Exercise aim:
Repeat the material below exactly, with no pictures.

(Dataset rows)
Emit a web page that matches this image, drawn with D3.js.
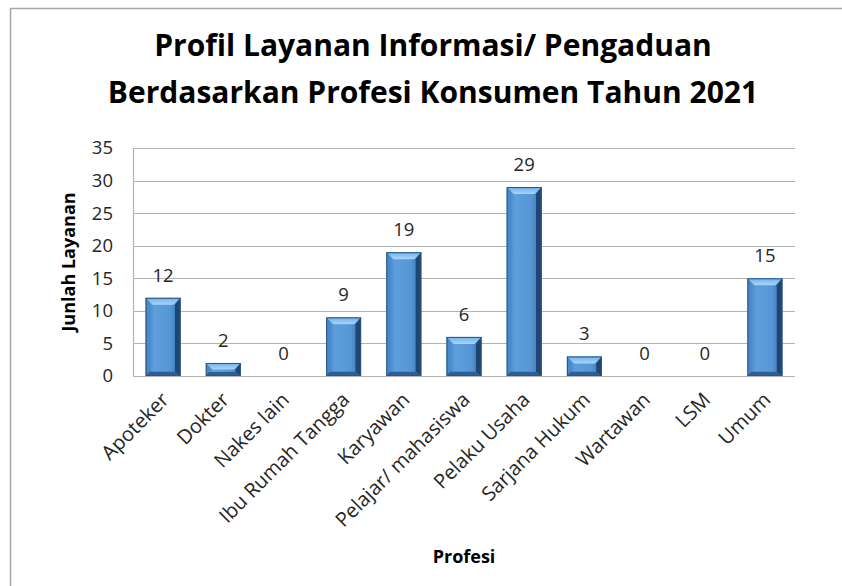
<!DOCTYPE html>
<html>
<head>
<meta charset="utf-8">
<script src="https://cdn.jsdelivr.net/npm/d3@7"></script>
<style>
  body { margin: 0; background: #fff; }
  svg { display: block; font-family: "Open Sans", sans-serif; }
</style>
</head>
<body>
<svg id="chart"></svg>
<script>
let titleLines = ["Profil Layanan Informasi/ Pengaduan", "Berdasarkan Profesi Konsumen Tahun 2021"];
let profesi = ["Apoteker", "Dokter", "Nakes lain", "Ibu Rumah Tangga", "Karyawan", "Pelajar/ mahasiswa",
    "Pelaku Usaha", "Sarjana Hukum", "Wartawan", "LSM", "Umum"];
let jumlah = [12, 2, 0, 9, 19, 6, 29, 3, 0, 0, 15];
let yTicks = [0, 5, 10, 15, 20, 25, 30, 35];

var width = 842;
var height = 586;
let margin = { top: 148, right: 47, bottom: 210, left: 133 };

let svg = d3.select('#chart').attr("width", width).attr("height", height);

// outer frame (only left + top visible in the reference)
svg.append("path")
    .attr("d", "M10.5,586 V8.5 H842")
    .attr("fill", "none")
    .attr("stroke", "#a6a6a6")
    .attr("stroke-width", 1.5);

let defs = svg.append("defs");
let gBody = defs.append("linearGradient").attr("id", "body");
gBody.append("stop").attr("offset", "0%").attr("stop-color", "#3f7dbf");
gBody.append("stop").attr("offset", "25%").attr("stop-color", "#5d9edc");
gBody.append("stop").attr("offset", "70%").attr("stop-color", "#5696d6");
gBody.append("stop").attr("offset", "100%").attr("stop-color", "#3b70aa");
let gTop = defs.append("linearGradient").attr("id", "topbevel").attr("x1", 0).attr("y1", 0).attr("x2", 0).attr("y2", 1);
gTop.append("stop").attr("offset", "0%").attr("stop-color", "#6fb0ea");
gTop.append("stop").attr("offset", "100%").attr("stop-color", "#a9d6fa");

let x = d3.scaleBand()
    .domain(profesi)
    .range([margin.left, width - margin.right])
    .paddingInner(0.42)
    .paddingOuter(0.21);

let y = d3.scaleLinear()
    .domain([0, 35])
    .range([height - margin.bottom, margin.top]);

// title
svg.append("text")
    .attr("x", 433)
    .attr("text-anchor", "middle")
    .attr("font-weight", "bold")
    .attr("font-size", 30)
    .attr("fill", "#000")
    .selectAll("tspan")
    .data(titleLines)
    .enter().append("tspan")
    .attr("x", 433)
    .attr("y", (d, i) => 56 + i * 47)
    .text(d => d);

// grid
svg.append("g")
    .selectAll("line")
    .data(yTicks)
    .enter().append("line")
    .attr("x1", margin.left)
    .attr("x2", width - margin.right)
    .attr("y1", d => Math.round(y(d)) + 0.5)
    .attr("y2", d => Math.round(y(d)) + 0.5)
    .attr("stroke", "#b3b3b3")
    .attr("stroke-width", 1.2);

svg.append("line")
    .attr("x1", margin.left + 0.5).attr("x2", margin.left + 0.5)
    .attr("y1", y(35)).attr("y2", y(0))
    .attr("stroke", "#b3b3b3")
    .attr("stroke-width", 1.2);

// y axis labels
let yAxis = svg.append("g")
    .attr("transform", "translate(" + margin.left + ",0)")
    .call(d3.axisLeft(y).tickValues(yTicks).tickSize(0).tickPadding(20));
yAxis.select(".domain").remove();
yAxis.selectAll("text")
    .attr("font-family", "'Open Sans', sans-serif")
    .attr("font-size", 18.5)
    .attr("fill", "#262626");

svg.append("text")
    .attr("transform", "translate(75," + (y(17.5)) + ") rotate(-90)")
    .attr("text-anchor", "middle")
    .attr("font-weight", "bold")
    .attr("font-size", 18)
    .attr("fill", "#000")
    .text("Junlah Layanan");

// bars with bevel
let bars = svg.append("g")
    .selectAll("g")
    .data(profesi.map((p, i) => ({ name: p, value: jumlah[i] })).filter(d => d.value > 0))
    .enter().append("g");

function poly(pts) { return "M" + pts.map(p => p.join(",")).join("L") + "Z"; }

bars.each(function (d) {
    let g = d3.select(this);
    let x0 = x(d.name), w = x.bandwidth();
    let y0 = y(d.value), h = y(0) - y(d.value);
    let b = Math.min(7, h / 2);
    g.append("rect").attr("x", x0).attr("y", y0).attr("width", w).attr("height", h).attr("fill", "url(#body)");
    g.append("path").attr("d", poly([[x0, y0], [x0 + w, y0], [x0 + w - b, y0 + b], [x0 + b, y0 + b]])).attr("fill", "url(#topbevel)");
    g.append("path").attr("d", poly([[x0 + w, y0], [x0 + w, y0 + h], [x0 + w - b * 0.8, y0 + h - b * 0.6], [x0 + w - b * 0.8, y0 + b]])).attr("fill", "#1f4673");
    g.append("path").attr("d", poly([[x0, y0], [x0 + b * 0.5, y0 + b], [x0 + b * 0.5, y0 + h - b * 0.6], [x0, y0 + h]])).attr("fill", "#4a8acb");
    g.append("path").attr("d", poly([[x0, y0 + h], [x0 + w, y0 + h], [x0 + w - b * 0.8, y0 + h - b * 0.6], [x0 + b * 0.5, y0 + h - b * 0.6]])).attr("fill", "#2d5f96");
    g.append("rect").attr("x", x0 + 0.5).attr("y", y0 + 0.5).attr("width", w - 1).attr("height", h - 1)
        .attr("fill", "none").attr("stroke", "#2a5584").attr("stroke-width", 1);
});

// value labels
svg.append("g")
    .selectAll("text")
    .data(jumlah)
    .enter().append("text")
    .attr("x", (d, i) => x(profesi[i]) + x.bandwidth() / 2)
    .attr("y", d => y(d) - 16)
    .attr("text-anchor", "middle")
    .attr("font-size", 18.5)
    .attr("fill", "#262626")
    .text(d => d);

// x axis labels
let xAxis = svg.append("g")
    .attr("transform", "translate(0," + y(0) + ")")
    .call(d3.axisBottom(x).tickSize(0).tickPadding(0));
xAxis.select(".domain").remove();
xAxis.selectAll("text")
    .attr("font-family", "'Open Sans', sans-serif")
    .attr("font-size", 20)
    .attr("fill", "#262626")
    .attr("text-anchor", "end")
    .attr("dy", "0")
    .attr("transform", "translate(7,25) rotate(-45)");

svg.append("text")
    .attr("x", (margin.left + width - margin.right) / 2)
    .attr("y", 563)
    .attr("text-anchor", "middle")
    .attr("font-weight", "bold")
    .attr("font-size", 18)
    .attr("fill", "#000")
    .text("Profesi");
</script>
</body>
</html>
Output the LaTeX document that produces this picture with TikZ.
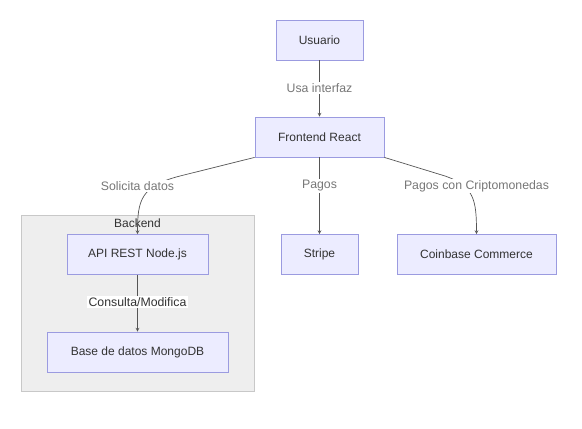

Complete answer:
Emit a web page that matches this image, drawn with D3.js.
<!DOCTYPE html>
<html>
<head>
<meta charset="utf-8">
<script src="https://cdn.jsdelivr.net/npm/d3@7"></script>
<style>
  body { margin: 0; background: #fff; }
  svg { display: block; font-family: "Open Sans", sans-serif; }
</style>
</head>
<body>
<svg id="chart"></svg>
<script>
let titleLines = ["Profil Layanan Informasi/ Pengaduan", "Berdasarkan Profesi Konsumen Tahun 2021"];
let profesi = ["Apoteker", "Dokter", "Nakes lain", "Ibu Rumah Tangga", "Karyawan", "Pelajar/ mahasiswa",
    "Pelaku Usaha", "Sarjana Hukum", "Wartawan", "LSM", "Umum"];
let jumlah = [12, 2, 0, 9, 19, 6, 29, 3, 0, 0, 15];
let yTicks = [0, 5, 10, 15, 20, 25, 30, 35];

var width = 842;
var height = 586;
let margin = { top: 148, right: 47, bottom: 210, left: 133 };

let svg = d3.select('#chart').attr("width", width).attr("height", height);

// outer frame (only left + top visible in the reference)
svg.append("path")
    .attr("d", "M10.5,586 V8.5 H842")
    .attr("fill", "none")
    .attr("stroke", "#a6a6a6")
    .attr("stroke-width", 1.5);

let defs = svg.append("defs");
let gBody = defs.append("linearGradient").attr("id", "body");
gBody.append("stop").attr("offset", "0%").attr("stop-color", "#3f7dbf");
gBody.append("stop").attr("offset", "25%").attr("stop-color", "#5d9edc");
gBody.append("stop").attr("offset", "70%").attr("stop-color", "#5696d6");
gBody.append("stop").attr("offset", "100%").attr("stop-color", "#3b70aa");
let gTop = defs.append("linearGradient").attr("id", "topbevel").attr("x1", 0).attr("y1", 0).attr("x2", 0).attr("y2", 1);
gTop.append("stop").attr("offset", "0%").attr("stop-color", "#6fb0ea");
gTop.append("stop").attr("offset", "100%").attr("stop-color", "#a9d6fa");

let x = d3.scaleBand()
    .domain(profesi)
    .range([margin.left, width - margin.right])
    .paddingInner(0.42)
    .paddingOuter(0.21);

let y = d3.scaleLinear()
    .domain([0, 35])
    .range([height - margin.bottom, margin.top]);

// title
svg.append("text")
    .attr("x", 433)
    .attr("text-anchor", "middle")
    .attr("font-weight", "bold")
    .attr("font-size", 30)
    .attr("fill", "#000")
    .selectAll("tspan")
    .data(titleLines)
    .enter().append("tspan")
    .attr("x", 433)
    .attr("y", (d, i) => 56 + i * 47)
    .text(d => d);

// grid
svg.append("g")
    .selectAll("line")
    .data(yTicks)
    .enter().append("line")
    .attr("x1", margin.left)
    .attr("x2", width - margin.right)
    .attr("y1", d => Math.round(y(d)) + 0.5)
    .attr("y2", d => Math.round(y(d)) + 0.5)
    .attr("stroke", "#b3b3b3")
    .attr("stroke-width", 1.2);

svg.append("line")
    .attr("x1", margin.left + 0.5).attr("x2", margin.left + 0.5)
    .attr("y1", y(35)).attr("y2", y(0))
    .attr("stroke", "#b3b3b3")
    .attr("stroke-width", 1.2);

// y axis labels
let yAxis = svg.append("g")
    .attr("transform", "translate(" + margin.left + ",0)")
    .call(d3.axisLeft(y).tickValues(yTicks).tickSize(0).tickPadding(20));
yAxis.select(".domain").remove();
yAxis.selectAll("text")
    .attr("font-family", "'Open Sans', sans-serif")
    .attr("font-size", 18.5)
    .attr("fill", "#262626");

svg.append("text")
    .attr("transform", "translate(75," + (y(17.5)) + ") rotate(-90)")
    .attr("text-anchor", "middle")
    .attr("font-weight", "bold")
    .attr("font-size", 18)
    .attr("fill", "#000")
    .text("Junlah Layanan");

// bars with bevel
let bars = svg.append("g")
    .selectAll("g")
    .data(profesi.map((p, i) => ({ name: p, value: jumlah[i] })).filter(d => d.value > 0))
    .enter().append("g");

function poly(pts) { return "M" + pts.map(p => p.join(",")).join("L") + "Z"; }

bars.each(function (d) {
    let g = d3.select(this);
    let x0 = x(d.name), w = x.bandwidth();
    let y0 = y(d.value), h = y(0) - y(d.value);
    let b = Math.min(7, h / 2);
    g.append("rect").attr("x", x0).attr("y", y0).attr("width", w).attr("height", h).attr("fill", "url(#body)");
    g.append("path").attr("d", poly([[x0, y0], [x0 + w, y0], [x0 + w - b, y0 + b], [x0 + b, y0 + b]])).attr("fill", "url(#topbevel)");
    g.append("path").attr("d", poly([[x0 + w, y0], [x0 + w, y0 + h], [x0 + w - b * 0.8, y0 + h - b * 0.6], [x0 + w - b * 0.8, y0 + b]])).attr("fill", "#1f4673");
    g.append("path").attr("d", poly([[x0, y0], [x0 + b * 0.5, y0 + b], [x0 + b * 0.5, y0 + h - b * 0.6], [x0, y0 + h]])).attr("fill", "#4a8acb");
    g.append("path").attr("d", poly([[x0, y0 + h], [x0 + w, y0 + h], [x0 + w - b * 0.8, y0 + h - b * 0.6], [x0 + b * 0.5, y0 + h - b * 0.6]])).attr("fill", "#2d5f96");
    g.append("rect").attr("x", x0 + 0.5).attr("y", y0 + 0.5).attr("width", w - 1).attr("height", h - 1)
        .attr("fill", "none").attr("stroke", "#2a5584").attr("stroke-width", 1);
});

// value labels
svg.append("g")
    .selectAll("text")
    .data(jumlah)
    .enter().append("text")
    .attr("x", (d, i) => x(profesi[i]) + x.bandwidth() / 2)
    .attr("y", d => y(d) - 16)
    .attr("text-anchor", "middle")
    .attr("font-size", 18.5)
    .attr("fill", "#262626")
    .text(d => d);

// x axis labels
let xAxis = svg.append("g")
    .attr("transform", "translate(0," + y(0) + ")")
    .call(d3.axisBottom(x).tickSize(0).tickPadding(0));
xAxis.select(".domain").remove();
xAxis.selectAll("text")
    .attr("font-family", "'Open Sans', sans-serif")
    .attr("font-size", 20)
    .attr("fill", "#262626")
    .attr("text-anchor", "end")
    .attr("dy", "0")
    .attr("transform", "translate(7,25) rotate(-45)");

svg.append("text")
    .attr("x", (margin.left + width - margin.right) / 2)
    .attr("y", 563)
    .attr("text-anchor", "middle")
    .attr("font-weight", "bold")
    .attr("font-size", 18)
    .attr("fill", "#000")
    .text("Profesi");
</script>
</body>
</html>
Output the LaTeX document that produces this picture with TikZ.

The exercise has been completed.